Work required
Do not repeat pictures. Repeat exactly the lines of the listing below from its first line through the line with "415.0,418.8,414.0];".

## START Collected material

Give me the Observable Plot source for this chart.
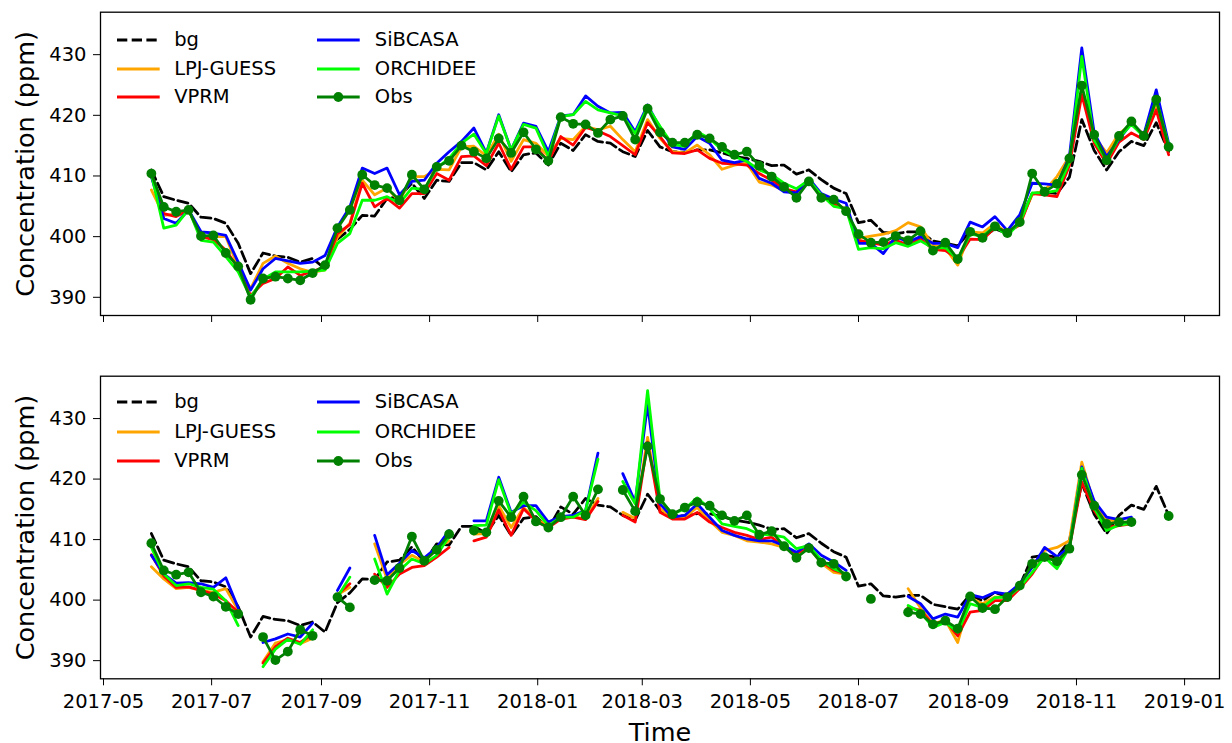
<!DOCTYPE html>
<html>
<head>
<meta charset="utf-8">
<script src="https://cdn.jsdelivr.net/npm/d3@7"></script>
<script src="https://cdn.jsdelivr.net/npm/@observablehq/plot@0.6"></script>
<style>
  html, body { margin: 0; padding: 0; background: #fff; }
  #fig { position: relative; width: 1232px; height: 743px; overflow: hidden; font-family: "DejaVu Sans", sans-serif; }
  .panel { position: absolute; left: 0; }
  .panel g[aria-label="y-axis label"], .panel g[aria-label="x-axis label"],
  .panel g[aria-label="y-axis label"] text, .panel g[aria-label="x-axis label"] text { font-size: 25.5px !important; }
  .lg-item { position: absolute; height: 0; }
  .lg-item svg { position: absolute; overflow: visible; }
  .lg-item span { position: absolute; font-size: 19.5px; line-height: 1; transform: translateY(-50%); white-space: nowrap; color: #000; }
</style>
</head>
<body>
<div id="fig"></div>
<script>
// ---------- data ----------
const firstWeek = "2017-05-28";   // weekly samples (Sundays)
const nWeeks = 83;
const tickLabels = ["2017-05","2017-07","2017-09","2017-11","2018-01","2018-03","2018-05","2018-07","2018-09","2018-11","2019-01"];
const yTicks = [390, 400, 410, 420, 430];
const seriesNames = ["bg", "LPJ-GUESS", "VPRM", "SiBCASA", "ORCHIDEE", "Obs"];
const seriesColors = ["#000000", "#ffa500", "#ff0000", "#0000ff", "#00ff00", "#008000"];

// background (same in both panels)
const bg = [411.0,406.6,406.0,405.5,403.2,403.0,402.2,398.9,393.9,397.3,
  396.8,396.6,395.8,396.4,394.7,399.6,401.2,403.5,403.4,406.3,
  406.6,408.8,406.3,409.3,409.1,412.2,412.2,411.0,414.0,410.7,
  413.5,413.8,411.8,415.4,414.2,416.8,415.7,415.4,414.0,413.2,
  417.5,414.8,414.0,413.9,414.3,414.3,413.8,413.2,412.9,412.4,
  411.7,411.8,410.3,411.0,409.4,408.0,407.1,402.3,402.7,400.7,
  400.5,400.8,400.8,399.3,398.9,398.5,400.9,399.9,401.3,400.5,
  402.4,407.1,407.4,407.1,409.8,419.3,414.2,411.0,414.0,415.7,
  415.0,418.8,414.0];

// ---- top panel ----
const topLPJ = [407.7,403.5,403.7,404.4,400.0,400.0,400.0,395.0,391.4,395.6,
  396.8,395.6,394.7,394.1,394.5,399.9,402.2,409.3,406.9,408.0,
  405.8,409.9,409.9,411.1,411.0,414.8,414.9,413.3,416.9,412.4,
  416.0,415.4,413.3,416.2,416.0,418.2,417.6,418.2,416.0,414.0,
  419.3,416.2,414.0,413.8,415.1,413.5,411.1,411.8,412.1,409.0,
  408.5,407.6,407.1,409.0,406.9,405.4,404.4,399.7,400.1,400.4,
  401.0,402.3,401.6,398.6,398.1,395.3,400.8,400.6,402.2,400.5,
  402.2,406.9,407.6,409.9,413.2,423.9,416.5,413.8,417.0,418.5,
  416.9,421.7,414.6];
const topVPRM = [410.0,403.8,403.3,404.4,400.0,399.5,397.8,394.8,390.3,392.3,
  393.1,395.0,393.6,394.3,395.0,400.5,402.0,408.8,404.9,406.3,
  404.7,407.1,407.1,410.4,409.3,413.2,413.3,411.7,415.4,411.1,
  414.8,414.8,412.4,416.5,415.1,418.0,417.4,416.5,415.0,413.5,
  418.8,416.5,413.8,413.7,414.3,412.9,412.1,412.0,411.8,410.4,
  409.3,407.9,407.4,409.2,406.9,405.5,404.5,399.4,399.0,398.6,
  399.4,398.6,399.7,397.9,397.7,396.4,399.6,399.5,401.5,400.8,
  401.9,407.1,406.9,406.6,411.7,423.4,415.4,412.0,415.6,417.1,
  416.0,420.9,413.5];
const topSiB = [409.9,403.0,402.2,404.4,400.8,400.6,400.2,395.8,391.2,394.7,
  396.4,396.0,395.6,395.8,396.9,401.6,404.9,411.3,410.4,411.3,
  406.9,409.1,409.3,412.1,414.0,415.7,417.9,413.8,420.1,414.3,
  418.7,418.2,414.0,419.9,420.1,423.2,421.5,420.4,420.5,417.3,
  421.7,417.9,414.8,414.4,416.5,415.4,412.6,412.2,412.6,409.6,
  408.8,407.4,407.2,409.6,407.1,406.2,405.5,398.9,398.9,397.2,
  400.0,399.1,400.0,398.9,398.9,398.2,402.4,401.6,403.3,401.0,
  403.6,408.8,408.7,408.5,413.2,431.1,417.1,413.2,416.0,418.7,
  416.8,424.2,415.4];
const topORC = [410.3,401.4,401.9,404.5,399.4,399.1,396.7,394.2,390.0,393.0,
  394.2,394.2,394.2,394.3,394.5,398.9,400.5,406.0,406.0,406.6,
  405.5,408.0,407.8,411.3,412.9,415.4,416.9,413.7,419.9,414.3,
  418.5,417.9,413.3,419.8,420.1,422.3,420.9,420.4,419.9,417.0,
  421.4,418.2,415.2,414.9,417.3,416.2,414.3,413.2,412.4,411.0,
  410.2,408.8,407.9,409.3,406.9,405.0,404.6,397.9,398.2,398.0,
  399.0,398.4,399.3,398.1,398.2,396.2,400.4,400.1,401.7,400.2,
  402.3,407.2,407.2,407.6,412.2,429.7,415.9,412.6,416.3,418.5,
  416.5,422.6,415.1];
const topObs = [410.4,404.9,404.1,404.4,400.1,400.2,397.3,395.1,389.6,393.1,
  393.4,393.1,392.8,394.0,395.3,401.4,404.4,410.2,408.5,408.0,
  406.0,410.2,407.8,411.5,412.5,415.0,414.0,412.9,416.2,413.8,
  417.2,414.4,412.5,419.7,418.6,418.5,417.1,419.3,419.9,416.0,
  421.1,417.2,415.5,415.5,416.8,416.2,414.8,413.5,414.0,411.7,
  409.9,408.2,406.4,409.1,406.4,406.1,404.2,400.4,399.0,399.1,
  400.1,399.4,400.9,397.7,399.0,396.3,400.8,399.8,401.7,400.6,
  402.4,410.4,407.4,408.7,412.9,424.9,416.8,412.6,416.6,419.0,
  416.6,422.6,414.8];

// ---- bottom panel (null = no data) ----
const botLPJ = [405.5,403.5,401.9,402.1,401.6,401.3,401.9,398.3,null,389.8,
  392.9,393.5,392.8,393.7,null,400.9,402.1,null,409.3,403.5,
  405.9,407.4,406.3,408.5,409.8,null,410.9,411.0,415.6,412.0,
  415.3,413.4,412.2,413.7,413.8,413.4,416.8,null,414.5,413.5,
  426.9,415.1,413.7,413.7,415.3,413.1,411.2,410.7,409.8,409.6,
  409.3,408.7,407.6,408.7,406.1,404.6,404.3,null,null,null,
  null,401.9,398.7,396.1,396.7,393.0,400.4,399.4,400.5,400.5,
  402.3,405.7,408.2,408.7,409.8,422.8,415.9,413.4,412.9,412.9,
  null,null,null];
const botVPRM = [407.5,404.0,402.1,402.2,401.6,401.0,399.9,398.0,null,389.6,
  392.3,393.7,393.0,394.4,null,400.9,402.7,null,404.3,402.1,
  404.3,405.4,405.7,407.1,408.7,null,409.8,410.4,414.9,410.7,
  415.1,413.1,412.0,413.4,413.7,413.3,416.3,null,414.0,412.9,
  426.1,414.5,413.4,413.4,414.5,412.9,412.0,411.2,410.7,410.0,
  410.4,408.8,407.7,408.8,406.4,405.0,404.3,null,null,null,
  null,398.8,398.3,396.0,396.6,394.1,398.0,398.3,399.9,399.9,
  401.9,404.3,407.4,406.3,408.6,419.5,414.8,412.0,412.3,412.6,
  null,null,null];
const botSiB = [407.4,404.3,402.8,402.9,402.7,402.1,403.7,398.7,null,393.0,
  393.6,394.4,393.9,396.2,null,401.6,405.3,null,410.7,404.2,
  406.1,408.2,407.0,408.7,411.5,null,413.1,413.1,420.3,414.5,
  415.6,415.6,412.9,413.8,414.0,414.8,424.3,null,420.9,416.2,
  432.4,415.9,413.7,414.0,415.9,413.7,411.5,410.7,410.1,409.8,
  409.8,409.0,407.9,409.3,407.4,406.3,404.9,null,null,null,
  null,400.6,399.4,396.9,397.7,397.2,400.9,400.4,401.3,401.0,
  402.7,405.4,408.7,407.2,408.7,422.0,416.4,413.7,413.3,413.7,
  null,null,null];
const botORC = [408.7,404.3,402.4,402.7,402.1,401.8,399.9,395.8,null,389.0,
  391.9,393.5,392.7,395.1,null,400.5,403.8,null,406.8,401.0,
  404.9,406.8,406.0,407.4,410.5,null,412.3,412.4,419.9,414.2,
  416.2,414.8,412.3,413.7,413.7,414.8,423.3,null,419.6,415.9,
  434.6,416.7,414.2,415.1,416.9,415.1,412.6,412.2,411.8,410.9,
  410.8,410.4,408.5,409.0,406.6,405.2,404.3,null,null,null,
  null,399.1,398.0,395.5,396.3,394.7,399.4,398.8,400.4,400.5,
  402.1,404.6,407.1,405.2,408.7,421.8,415.3,411.5,412.4,412.7,
  null,null,null];
const botObs = [409.4,404.9,404.2,404.6,401.3,400.6,398.9,397.7,null,393.9,
  390.1,391.5,395.1,394.1,null,400.5,398.8,null,403.3,403.2,
  405.3,410.5,406.5,408.3,410.9,null,411.5,411.2,416.4,413.7,
  417.1,413.0,412.0,413.7,417.1,414.0,418.3,null,418.2,414.7,
  425.4,416.7,414.2,415.3,416.2,415.6,414.0,413.1,414.0,410.8,
  411.4,408.9,407.0,408.6,406.2,406.0,403.9,null,400.2,null,
  null,398.0,397.7,396.0,396.6,395.3,400.6,398.7,398.5,400.5,
  402.4,406.0,407.1,406.4,408.5,420.7,415.6,412.6,412.9,412.9,
  null,null,413.9];

// ---------- build ----------
const parseMonth = d3.utcParse("%Y-%m");
const start = d3.utcParse("%Y-%m-%d")(firstWeek);
const dates = d3.range(nWeeks).map(i => d3.utcDay.offset(start, 7 * i));
const ticks = tickLabels.map(parseMonth);
const span = dates[nWeeks - 1] - dates[0];
const xDomain = [new Date(+dates[0] - 0.05 * span), new Date(+dates[nWeeks - 1] + 0.05 * span)];
const yDomain = [387, 437];
const idx = d3.range(nWeeks);
const LW = 2.78;
const FS = 19.5;

function panelPlot({series, obs, height, marginTop, marginBottom, showX}) {
  const val = s => i => (s[i] == null ? NaN : s[i]);
  const marks = [
    Plot.line(idx, {x: i => dates[i], y: val(bg), stroke: seriesColors[0], strokeWidth: LW, strokeDasharray: "10.3,4.4"}),
  ];
  series.forEach((s, k) => {
    marks.push(Plot.line(idx, {x: i => dates[i], y: val(s), stroke: seriesColors[k + 1], strokeWidth: LW}));
  });
  marks.push(Plot.line(idx, {x: i => dates[i], y: val(obs), stroke: seriesColors[5], strokeWidth: LW}));
  marks.push(Plot.dot(idx.filter(i => obs[i] != null), {x: i => dates[i], y: i => obs[i], r: 4.9, fill: seriesColors[5], stroke: "none"}));
  marks.push(Plot.axisY({ticks: yTicks, tickSize: 7, tickPadding: 7, fontSize: FS,
    label: "Concentration (ppm)", labelAnchor: "center", labelArrow: "none", labelOffset: 85}));
  if (showX) {
    marks.push(Plot.axisX({ticks, tickSize: 7, tickPadding: 8, fontSize: FS, tickFormat: d3.utcFormat("%Y-%m"),
      label: "Time", labelAnchor: "center", labelArrow: "none", labelOffset: 61.8}));
  } else {
    marks.push(Plot.axisX({ticks, tickSize: 7, tickFormat: () => "", label: null}));
  }
  marks.push(Plot.frame({stroke: "#000", strokeWidth: 1.3}));
  return Plot.plot({
    width: 1232, height,
    marginLeft: 100, marginRight: 13, marginTop, marginBottom,
    x: {type: "utc", domain: xDomain},
    y: {domain: yDomain},
    style: {fontFamily: "DejaVu Sans", fontSize: FS + "px", color: "#000", background: "#fff", overflow: "visible"},
    marks
  });
}

const fig = document.getElementById("fig");
function place(el, top) { el.classList.add("panel"); el.style.top = top + "px"; fig.appendChild(el); }

place(panelPlot({series: [topLPJ, topVPRM, topSiB, topORC], obs: topObs, height: 330, marginTop: 11.7, marginBottom: 15, showX: false}), 0);
place(panelPlot({series: [botLPJ, botVPRM, botSiB, botORC], obs: botObs, height: 383, marginTop: 15.7, marginBottom: 64.7, showX: true}), 360);

// legends (3 rows x 2 columns, column-major order)
function legend(rowYs) {
  const colX = [116.7, 317.3];
  seriesNames.forEach((name, k) => {
    const col = Math.floor(k / 3), row = k % 3;
    const item = document.createElement("div");
    item.className = "lg-item";
    item.style.left = colX[col] + "px";
    item.style.top = rowYs[row] + "px";
    const ns = "http://www.w3.org/2000/svg";
    const svg = document.createElementNS(ns, "svg");
    svg.setAttribute("width", 43); svg.setAttribute("height", 12);
    svg.style.left = "0px"; svg.style.top = "-6px";
    const ln = document.createElementNS(ns, "line");
    ln.setAttribute("x1", 0); ln.setAttribute("x2", 42.7); ln.setAttribute("y1", 6); ln.setAttribute("y2", 6);
    ln.setAttribute("stroke", seriesColors[k]); ln.setAttribute("stroke-width", LW);
    if (k === 0) ln.setAttribute("stroke-dasharray", "10.3,4.4");
    svg.appendChild(ln);
    if (k === 5) {
      const c = document.createElementNS(ns, "circle");
      c.setAttribute("cx", 21.35); c.setAttribute("cy", 6); c.setAttribute("r", 4.9);
      c.setAttribute("fill", seriesColors[k]);
      svg.appendChild(c);
    }
    item.appendChild(svg);
    const sp = document.createElement("span");
    sp.textContent = name;
    sp.style.left = "57.5px";
    item.appendChild(sp);
    fig.appendChild(item);
  });
}
legend([40, 68.5, 97.3]);
legend([402.3, 431.7, 460.7]);
</script>
</body>
</html>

## END Collected material

Written answer
Give me the Observable Plot source for this chart.
<!DOCTYPE html>
<html>
<head>
<meta charset="utf-8">
<script src="https://cdn.jsdelivr.net/npm/d3@7"></script>
<script src="https://cdn.jsdelivr.net/npm/@observablehq/plot@0.6"></script>
<style>
  html, body { margin: 0; padding: 0; background: #fff; }
  #fig { position: relative; width: 1232px; height: 743px; overflow: hidden; font-family: "DejaVu Sans", sans-serif; }
  .panel { position: absolute; left: 0; }
  .panel g[aria-label="y-axis label"], .panel g[aria-label="x-axis label"],
  .panel g[aria-label="y-axis label"] text, .panel g[aria-label="x-axis label"] text { font-size: 25.5px !important; }
  .lg-item { position: absolute; height: 0; }
  .lg-item svg { position: absolute; overflow: visible; }
  .lg-item span { position: absolute; font-size: 19.5px; line-height: 1; transform: translateY(-50%); white-space: nowrap; color: #000; }
</style>
</head>
<body>
<div id="fig"></div>
<script>
// ---------- data ----------
const firstWeek = "2017-05-28";   // weekly samples (Sundays)
const nWeeks = 83;
const tickLabels = ["2017-05","2017-07","2017-09","2017-11","2018-01","2018-03","2018-05","2018-07","2018-09","2018-11","2019-01"];
const yTicks = [390, 400, 410, 420, 430];
const seriesNames = ["bg", "LPJ-GUESS", "VPRM", "SiBCASA", "ORCHIDEE", "Obs"];
const seriesColors = ["#000000", "#ffa500", "#ff0000", "#0000ff", "#00ff00", "#008000"];

// background (same in both panels)
const bg = [411.0,406.6,406.0,405.5,403.2,403.0,402.2,398.9,393.9,397.3,
  396.8,396.6,395.8,396.4,394.7,399.6,401.2,403.5,403.4,406.3,
  406.6,408.8,406.3,409.3,409.1,412.2,412.2,411.0,414.0,410.7,
  413.5,413.8,411.8,415.4,414.2,416.8,415.7,415.4,414.0,413.2,
  417.5,414.8,414.0,413.9,414.3,414.3,413.8,413.2,412.9,412.4,
  411.7,411.8,410.3,411.0,409.4,408.0,407.1,402.3,402.7,400.7,
  400.5,400.8,400.8,399.3,398.9,398.5,400.9,399.9,401.3,400.5,
  402.4,407.1,407.4,407.1,409.8,419.3,414.2,411.0,414.0,415.7,
  415.0,418.8,414.0];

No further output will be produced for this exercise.